The Government will make it easier to secure land and premises for new free schools. Though not explicitly stated, free schools will not be required to provide outdoor play space, nor qualified teachers. This is at odds with an agenda that claims to be about raising standards.


NUT arguments against academies and free schools are well documented - quite simply, their expansion will lead to two-tier education. Parents with the money, time and know-how to manipulate the system will do so. Less privileged families will lose out.


The white paper states how the Government will "give local authorities a strong strategic role as champions for parents, families and vulnerable pupils". What it describes gives a limited view of what LAs do - there seems little that is 'strategic' in the Government's stripped-back local authorities.


At the beginning of the 20th century in the USA, the south lagged behind the north in public education. To create a public school system, private interests and the state had to collaborate. In some areas the state had a stronger role, in others, private interests took the lead. As a result, education developed unequally. Is this what the Government is planning?


There are, of course, welcome proposals - the right to anonymity for teachers under investigation, for example, and the commitment to putting up the minimum age for leaving school or training to 18. (In 1911, children in England left school aged 12).


Yet if all children are to be given a good education regardless of background, the Government needs to ensure that classrooms are staffed by qualified teachers, class sizes are reduced and the poverty gap closed. It is only through acting on these issues that progress will be made.
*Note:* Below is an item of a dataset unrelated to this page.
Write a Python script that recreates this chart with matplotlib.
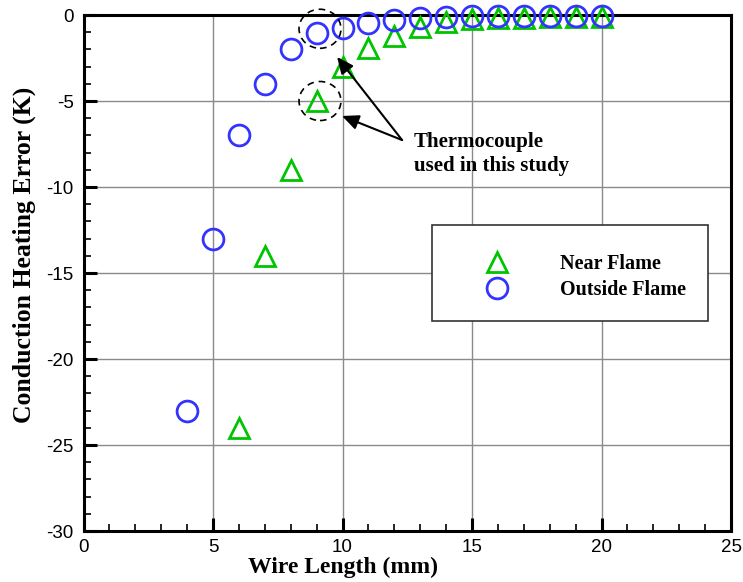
import numpy as np
import matplotlib.pyplot as plt
from matplotlib.patches import Ellipse, Rectangle
from matplotlib.ticker import MultipleLocator

plt.rcParams['axes.unicode_minus'] = False

# wire length (mm) and conduction heating error (K)
near_x = [6, 7, 8, 9, 10, 11, 12, 13, 14, 15, 16, 17, 18, 19, 20]
near_y = [-24, -14, -9, -5, -3, -1.9, -1.2, -0.7, -0.4, -0.25, -0.18, -0.15, -0.12, -0.1, -0.1]
out_x = [4, 5, 6, 7, 8, 9, 10, 11, 12, 13, 14, 15, 16, 17, 18, 19, 20]
out_y = [-23, -13, -7, -4, -2, -1.05, -0.75, -0.45, -0.3, -0.2, -0.12, -0.08, -0.06, -0.05, -0.05, -0.05, -0.05]

serif = 'Liberation Serif'
sans = 'Liberation Sans'

fig = plt.figure(figsize=(7.43, 5.82), dpi=100)
ax = fig.add_axes([0.1124, 0.0876, 0.8715, 0.8866])

ax.set_xlim(0, 25)
ax.set_ylim(-30, 0)
ax.xaxis.set_major_locator(MultipleLocator(5))
ax.xaxis.set_minor_locator(MultipleLocator(1))
ax.yaxis.set_major_locator(MultipleLocator(5))
ax.yaxis.set_minor_locator(MultipleLocator(1))
ax.grid(True, which='major', color='#8a8a8a', lw=1.0)
ax.set_axisbelow(True)

ax.tick_params(which='both', direction='in', top=False, right=False, labelsize=13.5)
ax.tick_params(which='major', length=9.5, width=2.2)
ax.tick_params(which='minor', length=5, width=1.2)
ax.tick_params(axis='x', which='major', pad=6)
ax.tick_params(axis='y', which='major', pad=7)
for lab in ax.get_xticklabels() + ax.get_yticklabels():
    lab.set_family(sans)
for s in ax.spines.values():
    s.set_linewidth(2.2)

ax.plot(near_x, near_y, ls='none', marker='^', ms=14, mfc='none', mec='#00c400', mew=2,
        clip_on=False, label='Near Flame', zorder=3)
ax.plot(out_x, out_y, ls='none', marker='o', ms=15, mfc='none', mec='#3333ff', mew=2,
        clip_on=False, label='Outside Flame', zorder=3)

for cy in (-0.8, -5.0):
    ax.add_patch(Ellipse((9.13, cy), 1.62, 2.27, fill=False, ls=(0, (4, 3)), lw=1.2,
                         ec='black', clip_on=False, zorder=4))

tail = (12.3, -7.27)
for tip in ((9.79, -2.44), (9.98, -5.87)):
    ax.annotate('', xy=tip, xytext=tail,
                arrowprops=dict(arrowstyle='-|>,head_length=1.0,head_width=0.45',
                                color='black', lw=1.5, shrinkA=0, shrinkB=0))
ax.text(12.76, -8.1, 'Thermocouple\nused in this study', ha='left', va='center',
        family=serif, fontweight='bold', fontsize=15, linespacing=1.25)

# legend box
ax.add_patch(Rectangle((0.538, 0.407), 0.4265, 0.186, transform=ax.transAxes,
                       fill=True, fc='white', ec='#333333', lw=1.2, zorder=5))
leg = ax.legend(loc='center left', bbox_to_anchor=(0.605, 0.492), frameon=False,
                prop=dict(family=serif, weight='bold', size=14.5), handlelength=1.2,
                handletextpad=2.5, labelspacing=0.3, borderpad=0)
leg.set_zorder(6)

ax.set_xlabel('Wire Length (mm)', family=serif, fontweight='bold', fontsize=17)
ax.set_ylabel('Conduction Heating Error (K)', family=serif, fontweight='bold', fontsize=18.5)
ax.xaxis.set_label_coords(0.40, -0.05)
ax.yaxis.set_label_coords(-0.073, 0.535)

fig.savefig('out.png', dpi=100)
Reform of the national curriculum


The Government believes the national curriculum has been "over prescriptive" and wants it to be "a benchmark, not a straitjacket". It says the national curriculum should not try to "cover every conceivable area of human learning or endeavour", nor should it "become a vehicle for imposing passing political fads on our children".
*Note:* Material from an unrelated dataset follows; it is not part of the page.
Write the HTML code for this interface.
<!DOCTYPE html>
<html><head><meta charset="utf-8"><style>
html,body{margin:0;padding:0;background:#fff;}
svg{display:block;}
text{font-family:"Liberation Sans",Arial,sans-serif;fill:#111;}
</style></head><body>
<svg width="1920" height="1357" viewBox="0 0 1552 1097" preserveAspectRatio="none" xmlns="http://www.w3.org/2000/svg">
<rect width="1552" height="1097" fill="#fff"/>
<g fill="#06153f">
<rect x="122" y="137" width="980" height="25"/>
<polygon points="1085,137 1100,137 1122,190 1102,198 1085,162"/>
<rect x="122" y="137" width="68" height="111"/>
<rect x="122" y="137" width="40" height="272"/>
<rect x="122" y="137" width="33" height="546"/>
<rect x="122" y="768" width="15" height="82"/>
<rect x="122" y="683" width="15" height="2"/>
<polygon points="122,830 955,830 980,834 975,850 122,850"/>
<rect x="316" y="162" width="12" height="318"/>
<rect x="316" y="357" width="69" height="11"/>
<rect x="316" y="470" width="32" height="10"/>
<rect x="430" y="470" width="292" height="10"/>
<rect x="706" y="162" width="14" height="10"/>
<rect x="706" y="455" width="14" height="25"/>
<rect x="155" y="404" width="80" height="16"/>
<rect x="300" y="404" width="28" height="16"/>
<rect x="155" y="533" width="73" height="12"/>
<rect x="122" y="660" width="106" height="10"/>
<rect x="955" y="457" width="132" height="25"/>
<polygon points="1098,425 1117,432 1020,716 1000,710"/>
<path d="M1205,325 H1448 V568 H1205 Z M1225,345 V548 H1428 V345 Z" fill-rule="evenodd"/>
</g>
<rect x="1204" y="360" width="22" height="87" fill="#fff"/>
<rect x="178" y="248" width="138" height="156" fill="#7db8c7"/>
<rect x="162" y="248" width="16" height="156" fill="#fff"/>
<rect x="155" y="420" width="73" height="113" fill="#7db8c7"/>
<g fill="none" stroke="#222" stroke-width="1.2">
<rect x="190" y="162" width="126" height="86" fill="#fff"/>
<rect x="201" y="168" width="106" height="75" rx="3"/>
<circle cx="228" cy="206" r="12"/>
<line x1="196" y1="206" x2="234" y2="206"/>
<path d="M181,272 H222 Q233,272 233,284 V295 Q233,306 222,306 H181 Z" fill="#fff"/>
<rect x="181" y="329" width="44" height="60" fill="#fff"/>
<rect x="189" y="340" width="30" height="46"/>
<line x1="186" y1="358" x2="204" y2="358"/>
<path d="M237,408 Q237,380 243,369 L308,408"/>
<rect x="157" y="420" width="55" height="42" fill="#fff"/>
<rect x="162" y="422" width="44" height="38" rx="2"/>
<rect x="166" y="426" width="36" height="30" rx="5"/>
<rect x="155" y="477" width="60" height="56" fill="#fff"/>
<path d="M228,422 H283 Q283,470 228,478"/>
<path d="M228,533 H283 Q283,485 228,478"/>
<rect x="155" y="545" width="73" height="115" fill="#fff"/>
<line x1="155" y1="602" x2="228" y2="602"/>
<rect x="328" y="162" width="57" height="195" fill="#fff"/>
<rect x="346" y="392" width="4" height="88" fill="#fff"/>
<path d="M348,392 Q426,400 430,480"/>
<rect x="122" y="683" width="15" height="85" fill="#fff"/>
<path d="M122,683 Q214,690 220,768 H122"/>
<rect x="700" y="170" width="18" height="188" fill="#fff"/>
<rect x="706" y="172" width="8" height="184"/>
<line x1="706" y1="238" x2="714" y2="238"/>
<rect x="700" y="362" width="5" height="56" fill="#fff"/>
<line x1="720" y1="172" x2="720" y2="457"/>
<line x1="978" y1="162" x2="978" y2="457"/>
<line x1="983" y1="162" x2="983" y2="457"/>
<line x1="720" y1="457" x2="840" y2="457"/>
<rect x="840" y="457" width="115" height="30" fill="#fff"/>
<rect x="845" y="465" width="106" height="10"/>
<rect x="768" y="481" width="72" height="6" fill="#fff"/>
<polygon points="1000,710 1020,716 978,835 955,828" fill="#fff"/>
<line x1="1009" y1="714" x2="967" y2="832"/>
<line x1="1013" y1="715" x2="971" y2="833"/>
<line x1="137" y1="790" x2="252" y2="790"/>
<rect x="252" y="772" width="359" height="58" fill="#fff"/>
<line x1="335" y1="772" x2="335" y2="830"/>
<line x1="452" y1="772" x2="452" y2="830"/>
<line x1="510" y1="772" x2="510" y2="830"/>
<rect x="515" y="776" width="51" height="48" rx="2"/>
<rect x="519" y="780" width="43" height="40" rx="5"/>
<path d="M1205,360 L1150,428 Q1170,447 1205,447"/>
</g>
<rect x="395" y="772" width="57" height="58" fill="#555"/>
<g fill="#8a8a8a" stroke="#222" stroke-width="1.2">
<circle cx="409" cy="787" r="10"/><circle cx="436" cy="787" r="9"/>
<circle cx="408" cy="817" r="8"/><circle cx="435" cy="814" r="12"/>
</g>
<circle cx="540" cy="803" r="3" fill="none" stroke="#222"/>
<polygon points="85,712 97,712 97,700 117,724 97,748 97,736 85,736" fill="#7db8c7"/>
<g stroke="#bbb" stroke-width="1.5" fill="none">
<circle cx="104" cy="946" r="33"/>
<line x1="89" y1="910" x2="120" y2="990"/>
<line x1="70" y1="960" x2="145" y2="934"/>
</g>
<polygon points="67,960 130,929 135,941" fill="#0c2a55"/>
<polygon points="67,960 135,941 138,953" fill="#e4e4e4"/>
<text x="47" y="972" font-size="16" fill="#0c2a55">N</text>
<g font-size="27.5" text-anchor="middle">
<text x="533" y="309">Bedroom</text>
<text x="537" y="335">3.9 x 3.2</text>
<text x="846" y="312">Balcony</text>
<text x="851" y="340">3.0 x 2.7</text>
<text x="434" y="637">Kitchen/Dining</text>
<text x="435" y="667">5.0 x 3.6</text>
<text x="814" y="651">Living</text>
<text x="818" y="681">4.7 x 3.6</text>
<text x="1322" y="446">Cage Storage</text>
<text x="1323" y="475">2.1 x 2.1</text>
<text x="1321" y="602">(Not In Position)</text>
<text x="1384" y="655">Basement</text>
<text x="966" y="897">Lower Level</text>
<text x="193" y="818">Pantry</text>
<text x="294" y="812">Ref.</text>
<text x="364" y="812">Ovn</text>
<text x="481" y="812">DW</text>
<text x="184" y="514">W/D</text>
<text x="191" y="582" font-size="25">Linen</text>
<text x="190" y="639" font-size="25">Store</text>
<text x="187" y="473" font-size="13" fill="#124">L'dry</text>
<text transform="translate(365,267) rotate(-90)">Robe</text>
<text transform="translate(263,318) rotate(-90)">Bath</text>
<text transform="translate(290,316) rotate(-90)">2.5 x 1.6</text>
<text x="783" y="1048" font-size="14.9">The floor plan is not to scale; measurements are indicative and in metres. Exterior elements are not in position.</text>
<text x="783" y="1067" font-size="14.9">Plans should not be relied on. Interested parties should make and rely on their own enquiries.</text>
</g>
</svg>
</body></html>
These are statements many teachers would agree with. But they are contradicted by other assumptions in the white paper, for example: "The teaching of systematic synthetic phonics is the most effective way of teaching young children to read."


The detail remains to be seen, but there appears to be a strong element of prescription in the proposals. There is a lack of reference to inclusion, equality and the global dimension in education. What could be lost in a core-based curriculum is the current focus on cultural understanding and diversity across subject areas.


In 1911 the three Rs dominated the curriculum. Every child had to pass an exam each year to progress to the next level, and the school received money depending on the outcome of the exam. Will things be very different 100 years on?


 


Cuts, funding and philanthropy


The white paper describes a move towards a national funding formula which would represent increased control by central government. This will erode local democracy and mean schools have to deal with a remote, overstretched national body.


The 'pupil premium' will be worth £430 a year to schools for each child on free school meals - far less than the £2,500 originally proposed by the Liberal Democrats. Michael Gove has admitted the premium is not new money and will not protect schools from real-terms cuts.


The Government intends to introduce a £110m, ten-year Education Endowment Fund. LAs, academy sponsors and heads of outstanding schools will be able to apply to fund innovative projects for school improvement and to raise deprived children's attainment in under-performing schools. The fund will be pump-primed with money previously set aside for the expansion of free school meals to all primary school children. The substitution of philanthropy for state funding is regressive and dangerous, harking back 100 years.